> **The exercise**:
Without including any pictures, write out the listing below exactly.

> **Raw data**:
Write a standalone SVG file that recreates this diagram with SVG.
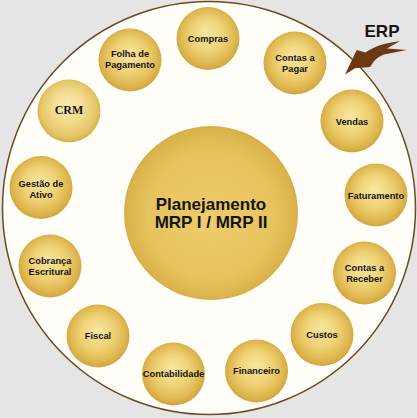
<svg xmlns="http://www.w3.org/2000/svg" width="417" height="418" viewBox="0 0 417 418">
  <defs>
    <radialGradient id="ball" cx="50%" cy="48%" r="52%" fx="48%" fy="40%">
      <stop offset="0" stop-color="#f7e6a2"/>
      <stop offset="0.5" stop-color="#efd276"/>
      <stop offset="0.82" stop-color="#e0b952"/>
      <stop offset="1" stop-color="#d1a53e"/>
    </radialGradient>
    <radialGradient id="ballPale" cx="50%" cy="48%" r="52%" fx="48%" fy="38%">
      <stop offset="0" stop-color="#f8eab0"/>
      <stop offset="0.5" stop-color="#f1da8e"/>
      <stop offset="0.85" stop-color="#e5c566"/>
      <stop offset="1" stop-color="#d6b04c"/>
    </radialGradient>
    <radialGradient id="bigBall" cx="50%" cy="50%" r="52%" fx="50%" fy="55%">
      <stop offset="0" stop-color="#eecd6a"/>
      <stop offset="0.7" stop-color="#e6c35c"/>
      <stop offset="0.92" stop-color="#dcb44e"/>
      <stop offset="1" stop-color="#d2a744"/>
    </radialGradient>
  </defs>
  <style>
    .ball { fill: url(#ball); }
    .lbl { font-family: "Liberation Sans", Arial, sans-serif; font-weight: bold; font-size: 9.3px; fill: #141414; text-anchor: middle; }
    .big { font-family: "Liberation Sans", Arial, sans-serif; font-weight: bold; font-size: 17px; fill: #141414; text-anchor: middle; }
  </style>
  <rect x="0" y="0" width="417" height="418" fill="#e5e5e5"/>
  <circle cx="209" cy="208" r="206.5" fill="#fefdf8" stroke="#6a4a20" stroke-width="1.5"/>

  <g id="center">
    <circle cx="211" cy="213" r="87" fill="url(#bigBall)"/>
    <text class="big" x="211" y="209.5">Planejamento</text>
    <text class="big" x="211" y="228">MRP I / MRP II</text>
  </g>

  <g id="compras">
    <circle class="ball" cx="208" cy="38.5" r="31.5"/>
    <text class="lbl" x="208" y="42.3">Compras</text>
  </g>
  <g id="folha">
    <circle class="ball" cx="130" cy="60" r="31.5"/>
    <text class="lbl" x="130" y="57.3">Folha de</text>
    <text class="lbl" x="130" y="67.5">Pagamento</text>
  </g>
  <g id="contas-pagar">
    <circle class="ball" cx="295" cy="63" r="31.5"/>
    <text class="lbl" x="295" y="61.3">Contas a</text>
    <text class="lbl" x="295" y="71.5">Pagar</text>
  </g>
  <g id="crm">
    <circle cx="69" cy="111" r="31.5" fill="url(#ballPale)"/>
    <text x="69" y="114.3" text-anchor="middle" font-family="'Liberation Serif', 'Times New Roman', serif" font-weight="bold" font-size="12" fill="#141414">CRM</text>
  </g>
  <g id="vendas">
    <circle class="ball" cx="352" cy="121" r="31.5"/>
    <text class="lbl" x="352" y="125.3">Vendas</text>
  </g>
  <g id="gestao">
    <circle class="ball" cx="41" cy="187.5" r="31.5"/>
    <text class="lbl" x="41" y="187.3">Gestão de</text>
    <text class="lbl" x="41" y="197.5">Ativo</text>
  </g>
  <g id="faturamento">
    <circle class="ball" cx="376" cy="195" r="31.5"/>
    <text class="lbl" x="376" y="199.3">Faturamento</text>
  </g>
  <g id="cobranca">
    <circle class="ball" cx="50" cy="266" r="31.5"/>
    <text class="lbl" x="50" y="264.3">Cobrança</text>
    <text class="lbl" x="50" y="274.8">Escritural</text>
  </g>
  <g id="contas-receber">
    <circle class="ball" cx="364.5" cy="273" r="31.5"/>
    <text class="lbl" x="364.5" y="271.3">Contas a</text>
    <text class="lbl" x="364.5" y="281.5">Receber</text>
  </g>
  <g id="fiscal">
    <circle class="ball" cx="98" cy="336" r="31.5"/>
    <text class="lbl" x="98" y="339.3">Fiscal</text>
  </g>
  <g id="custos">
    <circle class="ball" cx="322" cy="334.5" r="31.5"/>
    <text class="lbl" x="322" y="338.3">Custos</text>
  </g>
  <g id="contabilidade">
    <circle class="ball" cx="173.5" cy="374" r="31.5"/>
    <text class="lbl" x="173.5" y="377.3">Contabilidade</text>
  </g>
  <g id="financeiro">
    <circle class="ball" cx="256.5" cy="371" r="31.5"/>
    <text class="lbl" x="256.5" y="373.8">Financeiro</text>
  </g>

  <g id="connectors">
    <g id="erp">
      <text x="382" y="37" text-anchor="middle" font-family="'Liberation Sans', Arial, sans-serif" font-weight="bold" font-size="17" fill="#141414">ERP</text>
      <path d="M345,74.5 L356.7,50 L365.5,52.5 Q375,46 386,43.5 L400,41 L387,48.5 L406.7,50 L384,54.5 Q377,57 373.5,62 L370,67 L355,68.3 Z" fill="#6b3a12"/>
    </g>
  </g>
</svg>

> **Task solution**:
Write a standalone SVG file that recreates this diagram with SVG.
<svg xmlns="http://www.w3.org/2000/svg" width="417" height="418" viewBox="0 0 417 418">
  <defs>
    <radialGradient id="ball" cx="50%" cy="48%" r="52%" fx="48%" fy="40%">
      <stop offset="0" stop-color="#f7e6a2"/>
      <stop offset="0.5" stop-color="#efd276"/>
      <stop offset="0.82" stop-color="#e0b952"/>
      <stop offset="1" stop-color="#d1a53e"/>
    </radialGradient>
    <radialGradient id="ballPale" cx="50%" cy="48%" r="52%" fx="48%" fy="38%">
      <stop offset="0" stop-color="#f8eab0"/>
      <stop offset="0.5" stop-color="#f1da8e"/>
      <stop offset="0.85" stop-color="#e5c566"/>
      <stop offset="1" stop-color="#d6b04c"/>
    </radialGradient>
    <radialGradient id="bigBall" cx="50%" cy="50%" r="52%" fx="50%" fy="55%">
      <stop offset="0" stop-color="#eecd6a"/>
      <stop offset="0.7" stop-color="#e6c35c"/>
      <stop offset="0.92" stop-color="#dcb44e"/>
      <stop offset="1" stop-color="#d2a744"/>
    </radialGradient>
  </defs>
  <style>
    .ball { fill: url(#ball); }
    .lbl { font-family: "Liberation Sans", Arial, sans-serif; font-weight: bold; font-size: 9.3px; fill: #141414; text-anchor: middle; }
    .big { font-family: "Liberation Sans", Arial, sans-serif; font-weight: bold; font-size: 17px; fill: #141414; text-anchor: middle; }
  </style>
  <rect x="0" y="0" width="417" height="418" fill="#e5e5e5"/>
  <circle cx="209" cy="208" r="206.5" fill="#fefdf8" stroke="#6a4a20" stroke-width="1.5"/>

  <g id="center">
    <circle cx="211" cy="213" r="87" fill="url(#bigBall)"/>
    <text class="big" x="211" y="209.5">Planejamento</text>
    <text class="big" x="211" y="228">MRP I / MRP II</text>
  </g>

  <g id="compras">
    <circle class="ball" cx="208" cy="38.5" r="31.5"/>
    <text class="lbl" x="208" y="42.3">Compras</text>
  </g>
  <g id="folha">
    <circle class="ball" cx="130" cy="60" r="31.5"/>
    <text class="lbl" x="130" y="57.3">Folha de</text>
    <text class="lbl" x="130" y="67.5">Pagamento</text>
  </g>
  <g id="contas-pagar">
    <circle class="ball" cx="295" cy="63" r="31.5"/>
    <text class="lbl" x="295" y="61.3">Contas a</text>
    <text class="lbl" x="295" y="71.5">Pagar</text>
  </g>
  <g id="crm">
    <circle cx="69" cy="111" r="31.5" fill="url(#ballPale)"/>
    <text x="69" y="114.3" text-anchor="middle" font-family="'Liberation Serif', 'Times New Roman', serif" font-weight="bold" font-size="12" fill="#141414">CRM</text>
  </g>
  <g id="vendas">
    <circle class="ball" cx="352" cy="121" r="31.5"/>
    <text class="lbl" x="352" y="125.3">Vendas</text>
  </g>
  <g id="gestao">
    <circle class="ball" cx="41" cy="187.5" r="31.5"/>
    <text class="lbl" x="41" y="187.3">Gestão de</text>
    <text class="lbl" x="41" y="197.5">Ativo</text>
  </g>
  <g id="faturamento">
    <circle class="ball" cx="376" cy="195" r="31.5"/>
    <text class="lbl" x="376" y="199.3">Faturamento</text>
  </g>
  <g id="cobranca">
    <circle class="ball" cx="50" cy="266" r="31.5"/>
    <text class="lbl" x="50" y="264.3">Cobrança</text>
    <text class="lbl" x="50" y="274.8">Escritural</text>
  </g>
  <g id="contas-receber">
    <circle class="ball" cx="364.5" cy="273" r="31.5"/>
    <text class="lbl" x="364.5" y="271.3">Contas a</text>
    <text class="lbl" x="364.5" y="281.5">Receber</text>
  </g>
  <g id="fiscal">
    <circle class="ball" cx="98" cy="336" r="31.5"/>
    <text class="lbl" x="98" y="339.3">Fiscal</text>
  </g>
  <g id="custos">
    <circle class="ball" cx="322" cy="334.5" r="31.5"/>
    <text class="lbl" x="322" y="338.3">Custos</text>
  </g>
  <g id="contabilidade">
    <circle class="ball" cx="173.5" cy="374" r="31.5"/>
    <text class="lbl" x="173.5" y="377.3">Contabilidade</text>
  </g>
  <g id="financeiro">
    <circle class="ball" cx="256.5" cy="371" r="31.5"/>
    <text class="lbl" x="256.5" y="373.8">Financeiro</text>
  </g>

  <g id="connectors">
    <g id="erp">
      <text x="382" y="37" text-anchor="middle" font-family="'Liberation Sans', Arial, sans-serif" font-weight="bold" font-size="17" fill="#141414">ERP</text>
      <path d="M345,74.5 L356.7,50 L365.5,52.5 Q375,46 386,43.5 L400,41 L387,48.5 L406.7,50 L384,54.5 Q377,57 373.5,62 L370,67 L355,68.3 Z" fill="#6b3a12"/>
    </g>
  </g>
</svg>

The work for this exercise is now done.